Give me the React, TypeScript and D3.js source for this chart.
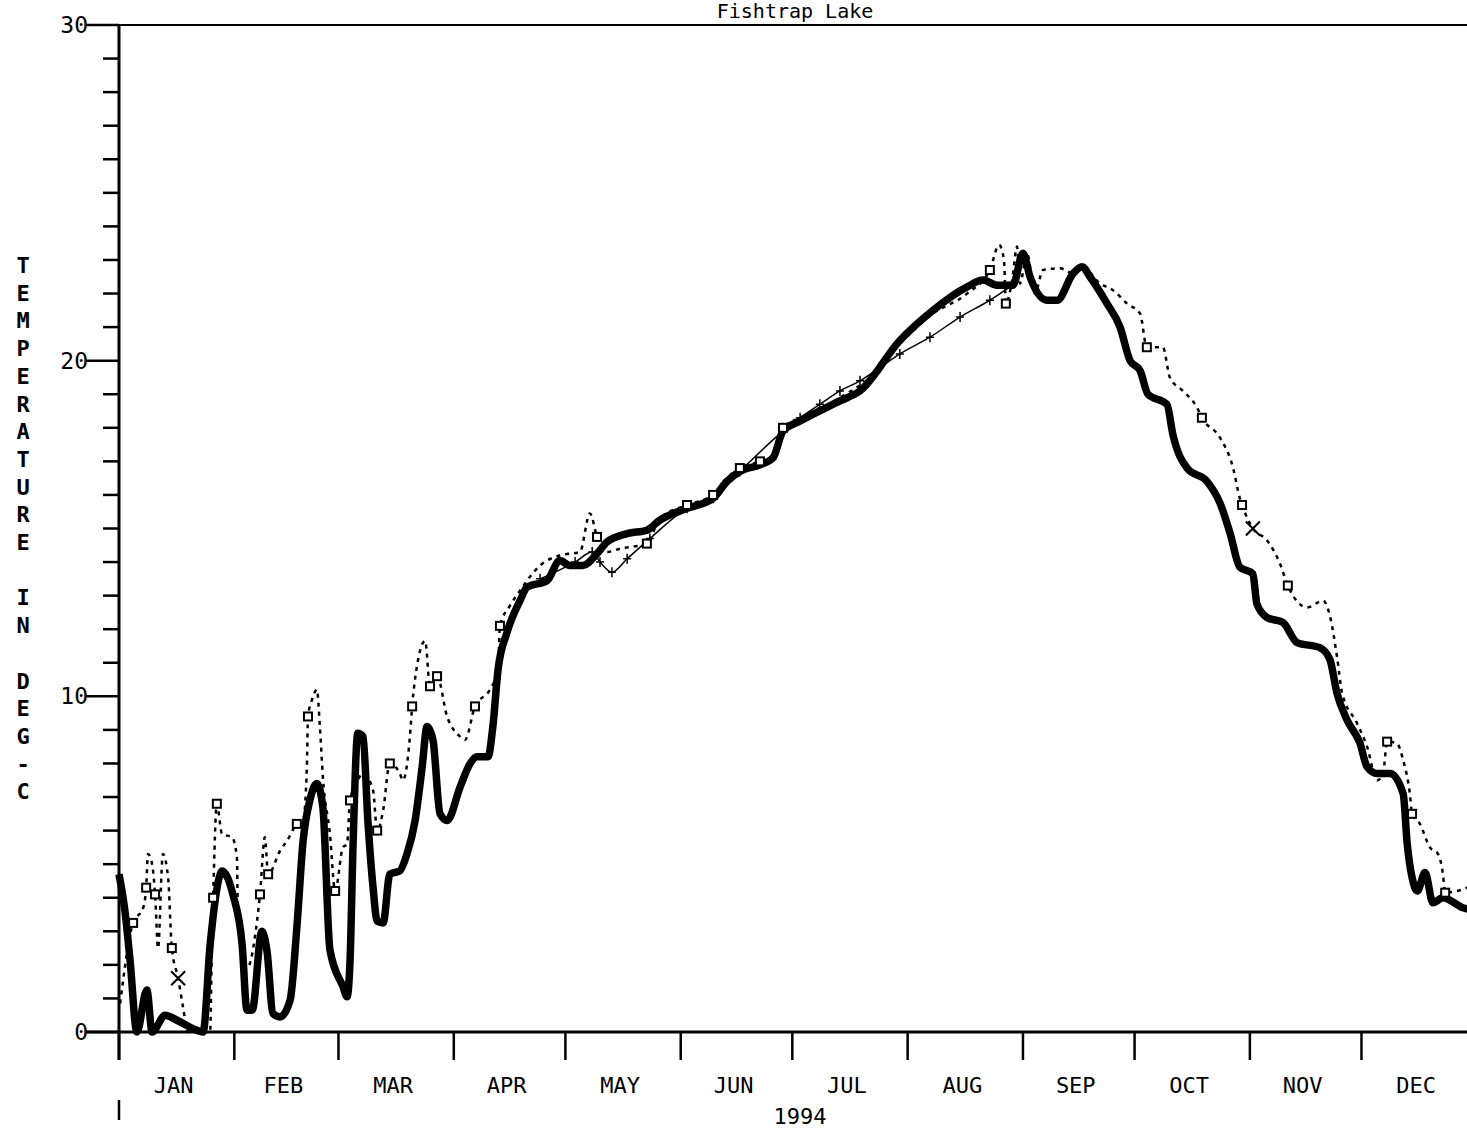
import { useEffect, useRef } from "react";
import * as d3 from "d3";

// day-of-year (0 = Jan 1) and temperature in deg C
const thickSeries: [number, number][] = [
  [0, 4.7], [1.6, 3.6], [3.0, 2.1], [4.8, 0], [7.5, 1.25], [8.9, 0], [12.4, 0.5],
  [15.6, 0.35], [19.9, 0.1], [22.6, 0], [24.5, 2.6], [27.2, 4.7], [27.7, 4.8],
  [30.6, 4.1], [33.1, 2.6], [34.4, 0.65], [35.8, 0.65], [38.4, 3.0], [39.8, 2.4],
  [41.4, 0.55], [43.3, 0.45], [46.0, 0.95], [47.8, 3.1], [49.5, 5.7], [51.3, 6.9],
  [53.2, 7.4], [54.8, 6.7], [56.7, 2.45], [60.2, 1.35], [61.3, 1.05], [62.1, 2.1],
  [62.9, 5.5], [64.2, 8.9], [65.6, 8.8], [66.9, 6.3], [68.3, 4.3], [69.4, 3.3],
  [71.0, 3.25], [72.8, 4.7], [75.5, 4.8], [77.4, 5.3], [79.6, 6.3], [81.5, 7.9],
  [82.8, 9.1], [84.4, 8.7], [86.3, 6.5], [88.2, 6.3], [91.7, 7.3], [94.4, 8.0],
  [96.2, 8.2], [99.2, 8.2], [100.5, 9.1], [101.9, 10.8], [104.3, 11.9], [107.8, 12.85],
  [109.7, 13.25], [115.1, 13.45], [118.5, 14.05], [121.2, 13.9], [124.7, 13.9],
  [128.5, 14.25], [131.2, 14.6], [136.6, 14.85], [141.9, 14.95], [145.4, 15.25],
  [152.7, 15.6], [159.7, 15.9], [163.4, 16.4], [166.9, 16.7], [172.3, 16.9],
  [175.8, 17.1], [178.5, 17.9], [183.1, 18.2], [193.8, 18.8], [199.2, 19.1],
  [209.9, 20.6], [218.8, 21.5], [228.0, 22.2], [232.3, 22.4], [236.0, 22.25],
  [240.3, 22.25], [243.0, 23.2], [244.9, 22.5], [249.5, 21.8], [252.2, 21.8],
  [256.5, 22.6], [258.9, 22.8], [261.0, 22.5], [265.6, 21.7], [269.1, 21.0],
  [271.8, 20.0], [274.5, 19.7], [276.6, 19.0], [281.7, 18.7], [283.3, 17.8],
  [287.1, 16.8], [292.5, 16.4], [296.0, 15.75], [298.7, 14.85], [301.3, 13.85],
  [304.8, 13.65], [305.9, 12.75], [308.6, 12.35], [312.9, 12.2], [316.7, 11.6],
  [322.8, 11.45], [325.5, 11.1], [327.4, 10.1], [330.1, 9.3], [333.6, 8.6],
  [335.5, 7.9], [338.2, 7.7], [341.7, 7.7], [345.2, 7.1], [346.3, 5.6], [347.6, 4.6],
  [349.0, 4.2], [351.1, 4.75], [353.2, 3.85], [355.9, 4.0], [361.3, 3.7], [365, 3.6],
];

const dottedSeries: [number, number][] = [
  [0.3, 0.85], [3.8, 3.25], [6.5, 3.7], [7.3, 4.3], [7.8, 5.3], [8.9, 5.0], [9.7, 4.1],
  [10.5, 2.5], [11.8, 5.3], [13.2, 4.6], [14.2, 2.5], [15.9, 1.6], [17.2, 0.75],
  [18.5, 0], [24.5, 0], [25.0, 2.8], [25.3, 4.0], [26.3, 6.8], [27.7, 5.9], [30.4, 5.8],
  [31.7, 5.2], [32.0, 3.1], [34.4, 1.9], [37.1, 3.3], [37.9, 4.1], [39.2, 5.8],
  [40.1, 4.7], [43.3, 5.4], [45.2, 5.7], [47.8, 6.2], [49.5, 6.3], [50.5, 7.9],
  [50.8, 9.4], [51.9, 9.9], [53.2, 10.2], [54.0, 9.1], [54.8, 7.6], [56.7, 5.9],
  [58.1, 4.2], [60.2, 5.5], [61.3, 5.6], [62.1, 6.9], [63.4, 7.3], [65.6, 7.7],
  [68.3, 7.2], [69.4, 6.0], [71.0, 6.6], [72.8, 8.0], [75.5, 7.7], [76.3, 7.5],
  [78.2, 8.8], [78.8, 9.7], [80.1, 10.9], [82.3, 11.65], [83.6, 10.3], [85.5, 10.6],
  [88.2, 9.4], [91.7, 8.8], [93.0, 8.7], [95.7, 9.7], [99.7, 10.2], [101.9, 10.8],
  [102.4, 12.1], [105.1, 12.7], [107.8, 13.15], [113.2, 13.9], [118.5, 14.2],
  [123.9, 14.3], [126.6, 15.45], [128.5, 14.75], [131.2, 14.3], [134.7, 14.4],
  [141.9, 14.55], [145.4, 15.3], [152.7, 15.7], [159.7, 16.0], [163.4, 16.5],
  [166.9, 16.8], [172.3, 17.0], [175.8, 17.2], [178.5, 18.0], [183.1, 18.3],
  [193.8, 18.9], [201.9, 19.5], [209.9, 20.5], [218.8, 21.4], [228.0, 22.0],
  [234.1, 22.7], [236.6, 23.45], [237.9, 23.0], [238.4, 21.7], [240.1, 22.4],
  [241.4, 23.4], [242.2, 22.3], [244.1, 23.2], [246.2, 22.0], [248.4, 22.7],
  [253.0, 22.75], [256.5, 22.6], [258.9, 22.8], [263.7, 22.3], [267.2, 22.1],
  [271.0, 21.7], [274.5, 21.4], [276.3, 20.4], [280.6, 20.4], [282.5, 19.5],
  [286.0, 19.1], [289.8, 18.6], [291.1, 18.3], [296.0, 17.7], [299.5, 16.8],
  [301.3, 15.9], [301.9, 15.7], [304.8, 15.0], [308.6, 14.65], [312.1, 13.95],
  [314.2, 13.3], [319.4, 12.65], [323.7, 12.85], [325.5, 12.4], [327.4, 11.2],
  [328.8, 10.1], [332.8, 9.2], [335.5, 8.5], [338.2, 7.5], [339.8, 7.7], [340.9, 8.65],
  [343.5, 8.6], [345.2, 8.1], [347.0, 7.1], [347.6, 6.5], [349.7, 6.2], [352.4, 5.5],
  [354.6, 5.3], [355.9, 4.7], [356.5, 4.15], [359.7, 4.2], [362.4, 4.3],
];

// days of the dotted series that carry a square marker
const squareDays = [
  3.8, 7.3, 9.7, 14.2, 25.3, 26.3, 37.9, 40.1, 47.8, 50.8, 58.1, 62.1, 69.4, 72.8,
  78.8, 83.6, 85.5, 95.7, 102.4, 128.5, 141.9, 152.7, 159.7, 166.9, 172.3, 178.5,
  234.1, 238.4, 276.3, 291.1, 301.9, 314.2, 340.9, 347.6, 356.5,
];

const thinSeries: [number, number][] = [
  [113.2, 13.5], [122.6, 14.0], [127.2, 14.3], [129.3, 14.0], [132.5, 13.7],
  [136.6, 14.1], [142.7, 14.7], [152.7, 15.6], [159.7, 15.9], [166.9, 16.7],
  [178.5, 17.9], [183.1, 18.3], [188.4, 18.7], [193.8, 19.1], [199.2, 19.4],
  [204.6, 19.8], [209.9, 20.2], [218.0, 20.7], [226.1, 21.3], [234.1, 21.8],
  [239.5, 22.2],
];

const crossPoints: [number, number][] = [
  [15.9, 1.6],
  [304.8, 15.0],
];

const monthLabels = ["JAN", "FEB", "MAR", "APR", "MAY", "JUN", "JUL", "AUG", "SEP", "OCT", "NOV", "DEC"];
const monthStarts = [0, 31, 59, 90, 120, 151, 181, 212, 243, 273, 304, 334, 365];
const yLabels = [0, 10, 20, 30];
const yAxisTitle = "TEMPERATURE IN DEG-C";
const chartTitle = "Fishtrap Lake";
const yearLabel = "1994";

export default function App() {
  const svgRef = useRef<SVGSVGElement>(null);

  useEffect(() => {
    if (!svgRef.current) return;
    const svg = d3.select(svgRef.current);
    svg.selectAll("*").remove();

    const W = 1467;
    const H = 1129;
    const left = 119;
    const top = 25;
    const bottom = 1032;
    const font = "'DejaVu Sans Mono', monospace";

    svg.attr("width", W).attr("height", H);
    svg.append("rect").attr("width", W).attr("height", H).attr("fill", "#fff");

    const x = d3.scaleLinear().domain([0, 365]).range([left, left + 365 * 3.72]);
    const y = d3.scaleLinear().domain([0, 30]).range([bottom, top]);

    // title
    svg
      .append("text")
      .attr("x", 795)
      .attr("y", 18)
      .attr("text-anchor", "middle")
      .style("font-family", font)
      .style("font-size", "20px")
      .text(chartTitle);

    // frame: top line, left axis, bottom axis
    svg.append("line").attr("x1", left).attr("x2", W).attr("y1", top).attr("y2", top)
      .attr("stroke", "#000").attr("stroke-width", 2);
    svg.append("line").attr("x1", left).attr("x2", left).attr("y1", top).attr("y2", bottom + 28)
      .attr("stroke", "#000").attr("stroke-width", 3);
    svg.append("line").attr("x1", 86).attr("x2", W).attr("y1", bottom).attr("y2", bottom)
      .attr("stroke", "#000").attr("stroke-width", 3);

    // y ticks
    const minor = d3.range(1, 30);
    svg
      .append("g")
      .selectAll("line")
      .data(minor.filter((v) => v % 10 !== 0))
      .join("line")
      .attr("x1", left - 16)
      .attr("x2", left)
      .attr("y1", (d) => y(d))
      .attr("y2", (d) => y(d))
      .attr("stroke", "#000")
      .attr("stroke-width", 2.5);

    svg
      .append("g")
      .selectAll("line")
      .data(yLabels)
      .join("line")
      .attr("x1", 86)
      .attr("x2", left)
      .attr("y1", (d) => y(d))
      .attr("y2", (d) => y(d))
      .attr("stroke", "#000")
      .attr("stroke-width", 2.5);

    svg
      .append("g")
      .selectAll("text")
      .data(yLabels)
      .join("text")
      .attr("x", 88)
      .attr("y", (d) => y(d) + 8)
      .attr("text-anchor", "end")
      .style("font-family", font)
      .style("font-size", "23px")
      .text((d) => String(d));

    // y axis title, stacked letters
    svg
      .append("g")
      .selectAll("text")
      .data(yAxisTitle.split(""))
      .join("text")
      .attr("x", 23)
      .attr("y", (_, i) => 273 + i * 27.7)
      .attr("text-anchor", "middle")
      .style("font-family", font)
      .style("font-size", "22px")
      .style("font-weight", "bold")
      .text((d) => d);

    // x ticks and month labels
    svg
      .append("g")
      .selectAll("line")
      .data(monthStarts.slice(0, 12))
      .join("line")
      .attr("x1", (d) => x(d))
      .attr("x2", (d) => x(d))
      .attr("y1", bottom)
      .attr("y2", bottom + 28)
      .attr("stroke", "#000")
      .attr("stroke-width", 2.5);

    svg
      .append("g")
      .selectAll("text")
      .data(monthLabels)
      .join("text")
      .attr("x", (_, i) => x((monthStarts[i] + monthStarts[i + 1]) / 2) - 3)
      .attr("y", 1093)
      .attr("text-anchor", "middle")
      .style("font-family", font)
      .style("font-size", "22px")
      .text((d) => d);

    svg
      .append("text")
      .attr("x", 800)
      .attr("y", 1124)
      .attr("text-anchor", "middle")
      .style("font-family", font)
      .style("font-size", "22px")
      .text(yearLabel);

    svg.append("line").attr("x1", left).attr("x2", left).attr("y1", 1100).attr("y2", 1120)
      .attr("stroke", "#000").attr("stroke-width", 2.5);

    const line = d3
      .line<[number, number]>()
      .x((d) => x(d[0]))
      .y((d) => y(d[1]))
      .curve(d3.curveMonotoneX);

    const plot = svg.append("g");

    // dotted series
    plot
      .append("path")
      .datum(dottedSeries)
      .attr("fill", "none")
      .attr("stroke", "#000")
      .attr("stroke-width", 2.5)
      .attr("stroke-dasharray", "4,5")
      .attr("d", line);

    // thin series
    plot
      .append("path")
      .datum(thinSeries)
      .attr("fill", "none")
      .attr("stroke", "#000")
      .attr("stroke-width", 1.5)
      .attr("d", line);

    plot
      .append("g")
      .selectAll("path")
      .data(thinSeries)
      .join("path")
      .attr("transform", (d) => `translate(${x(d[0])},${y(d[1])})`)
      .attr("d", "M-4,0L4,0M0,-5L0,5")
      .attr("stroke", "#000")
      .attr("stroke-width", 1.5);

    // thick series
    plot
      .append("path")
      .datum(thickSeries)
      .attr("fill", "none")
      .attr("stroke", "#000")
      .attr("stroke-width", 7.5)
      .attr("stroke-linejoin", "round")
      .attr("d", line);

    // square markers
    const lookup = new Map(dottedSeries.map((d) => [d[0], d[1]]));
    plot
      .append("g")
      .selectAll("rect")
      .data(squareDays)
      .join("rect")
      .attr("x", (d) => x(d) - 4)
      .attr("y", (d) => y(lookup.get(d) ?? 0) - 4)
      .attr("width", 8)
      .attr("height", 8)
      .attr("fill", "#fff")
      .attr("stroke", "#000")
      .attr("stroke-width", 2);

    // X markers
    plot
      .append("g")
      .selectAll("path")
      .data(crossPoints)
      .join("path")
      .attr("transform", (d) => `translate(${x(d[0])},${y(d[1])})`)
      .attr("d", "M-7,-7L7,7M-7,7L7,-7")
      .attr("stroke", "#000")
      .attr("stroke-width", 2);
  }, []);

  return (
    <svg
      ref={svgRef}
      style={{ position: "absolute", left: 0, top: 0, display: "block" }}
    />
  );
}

JOB:
Starting at the top of the listing above, reproduce each line up to and including the one with "import * as"; omit the pictures.

PROBLEM SOLUTION:
Give me the React, TypeScript and D3.js source for this chart.
import { useEffect, useRef } from "react";
import * as d3 from "d3";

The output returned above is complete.